Without the pictures, extract every line from the start of the material to the line containing "const ank3Upper = [0.00069, 0.00181, 0.00040, 0.00091];", both ends included.

===== Given information =====

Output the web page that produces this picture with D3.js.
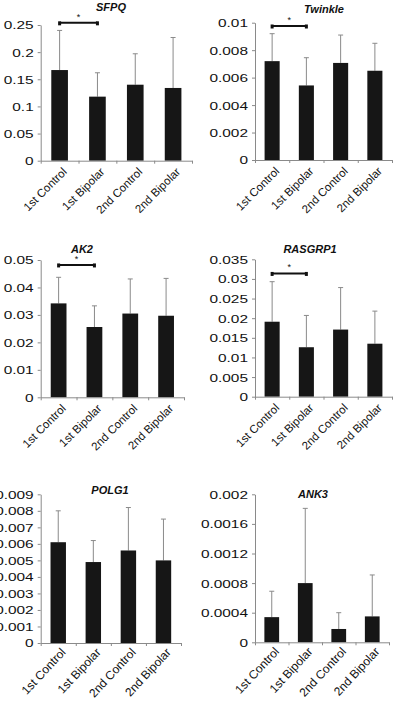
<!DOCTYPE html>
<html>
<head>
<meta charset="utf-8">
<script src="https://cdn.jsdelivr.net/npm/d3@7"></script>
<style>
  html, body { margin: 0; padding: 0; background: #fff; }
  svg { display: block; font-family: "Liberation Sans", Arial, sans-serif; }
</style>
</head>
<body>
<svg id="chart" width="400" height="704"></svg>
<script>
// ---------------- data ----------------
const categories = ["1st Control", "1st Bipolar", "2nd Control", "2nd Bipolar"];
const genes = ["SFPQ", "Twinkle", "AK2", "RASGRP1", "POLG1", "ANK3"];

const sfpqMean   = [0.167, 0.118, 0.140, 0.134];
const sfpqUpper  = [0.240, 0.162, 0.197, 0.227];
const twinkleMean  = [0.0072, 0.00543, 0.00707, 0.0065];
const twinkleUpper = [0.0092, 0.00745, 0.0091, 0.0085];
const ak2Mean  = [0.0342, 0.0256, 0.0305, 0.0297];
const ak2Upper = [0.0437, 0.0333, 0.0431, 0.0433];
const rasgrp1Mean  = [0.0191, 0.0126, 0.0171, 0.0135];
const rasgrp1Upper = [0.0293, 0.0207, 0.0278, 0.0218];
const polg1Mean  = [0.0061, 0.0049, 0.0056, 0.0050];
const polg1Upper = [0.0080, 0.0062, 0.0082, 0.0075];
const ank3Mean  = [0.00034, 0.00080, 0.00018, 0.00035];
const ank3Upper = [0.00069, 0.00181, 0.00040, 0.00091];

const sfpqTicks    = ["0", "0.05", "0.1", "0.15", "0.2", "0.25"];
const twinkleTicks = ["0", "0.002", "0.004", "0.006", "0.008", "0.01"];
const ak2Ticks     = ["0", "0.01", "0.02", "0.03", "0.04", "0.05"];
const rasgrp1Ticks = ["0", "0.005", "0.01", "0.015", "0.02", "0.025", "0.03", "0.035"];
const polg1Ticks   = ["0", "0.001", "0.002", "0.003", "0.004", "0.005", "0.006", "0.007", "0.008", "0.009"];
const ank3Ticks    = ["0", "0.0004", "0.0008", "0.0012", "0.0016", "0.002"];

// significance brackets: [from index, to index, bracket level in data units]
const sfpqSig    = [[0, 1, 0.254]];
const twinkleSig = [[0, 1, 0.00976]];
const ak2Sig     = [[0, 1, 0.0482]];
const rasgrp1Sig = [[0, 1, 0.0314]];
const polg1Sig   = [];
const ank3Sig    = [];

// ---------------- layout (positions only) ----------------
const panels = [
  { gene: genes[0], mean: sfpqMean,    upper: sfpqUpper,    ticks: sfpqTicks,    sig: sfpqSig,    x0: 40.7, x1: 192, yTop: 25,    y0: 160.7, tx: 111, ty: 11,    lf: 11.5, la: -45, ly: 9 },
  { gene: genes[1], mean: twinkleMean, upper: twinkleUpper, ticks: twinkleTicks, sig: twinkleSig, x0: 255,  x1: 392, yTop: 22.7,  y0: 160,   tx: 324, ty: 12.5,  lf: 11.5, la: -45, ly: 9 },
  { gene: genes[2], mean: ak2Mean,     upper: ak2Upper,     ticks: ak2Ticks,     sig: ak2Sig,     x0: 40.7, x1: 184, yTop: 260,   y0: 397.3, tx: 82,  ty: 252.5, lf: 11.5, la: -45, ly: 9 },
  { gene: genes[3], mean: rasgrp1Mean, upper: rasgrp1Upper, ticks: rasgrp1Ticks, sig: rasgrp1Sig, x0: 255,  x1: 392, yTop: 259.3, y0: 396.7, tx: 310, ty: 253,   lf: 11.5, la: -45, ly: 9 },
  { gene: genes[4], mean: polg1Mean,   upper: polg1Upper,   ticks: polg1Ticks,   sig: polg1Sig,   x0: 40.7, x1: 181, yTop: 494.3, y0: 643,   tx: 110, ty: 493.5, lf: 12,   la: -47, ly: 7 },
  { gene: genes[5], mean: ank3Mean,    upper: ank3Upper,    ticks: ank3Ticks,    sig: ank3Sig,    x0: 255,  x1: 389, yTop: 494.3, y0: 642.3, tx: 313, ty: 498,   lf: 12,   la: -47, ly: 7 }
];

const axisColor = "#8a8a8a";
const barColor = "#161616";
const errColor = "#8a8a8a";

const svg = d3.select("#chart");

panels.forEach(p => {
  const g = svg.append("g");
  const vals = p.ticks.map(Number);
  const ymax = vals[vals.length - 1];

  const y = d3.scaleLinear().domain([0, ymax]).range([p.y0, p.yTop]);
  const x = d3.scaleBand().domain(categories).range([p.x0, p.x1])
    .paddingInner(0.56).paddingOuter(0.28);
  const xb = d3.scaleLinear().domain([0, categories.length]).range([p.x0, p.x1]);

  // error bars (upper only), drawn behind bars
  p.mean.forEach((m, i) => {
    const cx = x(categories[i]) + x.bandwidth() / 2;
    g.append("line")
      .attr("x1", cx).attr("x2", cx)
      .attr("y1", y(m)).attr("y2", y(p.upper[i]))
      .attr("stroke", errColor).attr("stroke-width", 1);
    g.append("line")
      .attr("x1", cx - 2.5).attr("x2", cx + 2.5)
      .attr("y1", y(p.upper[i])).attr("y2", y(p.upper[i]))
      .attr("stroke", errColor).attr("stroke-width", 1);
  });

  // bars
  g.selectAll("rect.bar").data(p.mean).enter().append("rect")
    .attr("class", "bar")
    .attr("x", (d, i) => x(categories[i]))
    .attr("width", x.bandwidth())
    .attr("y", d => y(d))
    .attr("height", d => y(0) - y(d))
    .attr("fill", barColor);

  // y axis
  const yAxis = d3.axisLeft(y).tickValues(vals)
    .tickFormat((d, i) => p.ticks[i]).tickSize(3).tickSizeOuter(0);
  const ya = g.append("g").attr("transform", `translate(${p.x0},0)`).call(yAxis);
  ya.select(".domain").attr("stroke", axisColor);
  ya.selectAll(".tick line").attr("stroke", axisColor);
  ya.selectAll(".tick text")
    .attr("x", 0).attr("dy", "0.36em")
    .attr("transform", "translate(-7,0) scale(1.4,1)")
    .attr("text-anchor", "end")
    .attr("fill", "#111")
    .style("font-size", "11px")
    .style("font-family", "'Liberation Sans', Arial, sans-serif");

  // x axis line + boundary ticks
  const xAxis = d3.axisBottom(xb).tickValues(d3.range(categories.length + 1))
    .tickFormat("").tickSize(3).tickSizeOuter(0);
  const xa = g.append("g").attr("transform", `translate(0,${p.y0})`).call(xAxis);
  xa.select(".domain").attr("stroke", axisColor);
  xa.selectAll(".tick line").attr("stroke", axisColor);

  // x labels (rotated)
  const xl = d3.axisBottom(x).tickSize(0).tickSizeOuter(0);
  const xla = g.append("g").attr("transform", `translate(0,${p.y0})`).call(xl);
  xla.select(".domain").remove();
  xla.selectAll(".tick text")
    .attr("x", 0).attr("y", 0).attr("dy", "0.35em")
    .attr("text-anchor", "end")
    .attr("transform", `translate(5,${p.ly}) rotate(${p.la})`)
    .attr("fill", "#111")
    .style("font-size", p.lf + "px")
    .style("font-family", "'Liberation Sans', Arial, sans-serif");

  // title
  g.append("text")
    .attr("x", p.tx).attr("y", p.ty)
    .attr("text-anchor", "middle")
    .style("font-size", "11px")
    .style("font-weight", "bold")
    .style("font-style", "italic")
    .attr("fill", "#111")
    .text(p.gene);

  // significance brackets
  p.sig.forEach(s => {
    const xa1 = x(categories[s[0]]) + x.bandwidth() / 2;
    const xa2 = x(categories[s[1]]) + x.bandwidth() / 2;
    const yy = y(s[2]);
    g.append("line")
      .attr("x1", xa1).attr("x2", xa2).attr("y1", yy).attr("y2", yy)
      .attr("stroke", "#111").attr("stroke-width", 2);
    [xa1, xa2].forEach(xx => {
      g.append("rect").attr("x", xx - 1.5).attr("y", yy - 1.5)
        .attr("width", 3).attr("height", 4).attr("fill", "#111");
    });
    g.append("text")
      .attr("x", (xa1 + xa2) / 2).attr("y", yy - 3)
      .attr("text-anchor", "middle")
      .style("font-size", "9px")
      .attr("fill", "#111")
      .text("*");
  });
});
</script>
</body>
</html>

=====

Answer to the exercise
Output the web page that produces this picture with D3.js.
<!DOCTYPE html>
<html>
<head>
<meta charset="utf-8">
<script src="https://cdn.jsdelivr.net/npm/d3@7"></script>
<style>
  html, body { margin: 0; padding: 0; background: #fff; }
  svg { display: block; font-family: "Liberation Sans", Arial, sans-serif; }
</style>
</head>
<body>
<svg id="chart" width="400" height="704"></svg>
<script>
// ---------------- data ----------------
const categories = ["1st Control", "1st Bipolar", "2nd Control", "2nd Bipolar"];
const genes = ["SFPQ", "Twinkle", "AK2", "RASGRP1", "POLG1", "ANK3"];

const sfpqMean   = [0.167, 0.118, 0.140, 0.134];
const sfpqUpper  = [0.240, 0.162, 0.197, 0.227];
const twinkleMean  = [0.0072, 0.00543, 0.00707, 0.0065];
const twinkleUpper = [0.0092, 0.00745, 0.0091, 0.0085];
const ak2Mean  = [0.0342, 0.0256, 0.0305, 0.0297];
const ak2Upper = [0.0437, 0.0333, 0.0431, 0.0433];
const rasgrp1Mean  = [0.0191, 0.0126, 0.0171, 0.0135];
const rasgrp1Upper = [0.0293, 0.0207, 0.0278, 0.0218];
const polg1Mean  = [0.0061, 0.0049, 0.0056, 0.0050];
const polg1Upper = [0.0080, 0.0062, 0.0082, 0.0075];
const ank3Mean  = [0.00034, 0.00080, 0.00018, 0.00035];
const ank3Upper = [0.00069, 0.00181, 0.00040, 0.00091];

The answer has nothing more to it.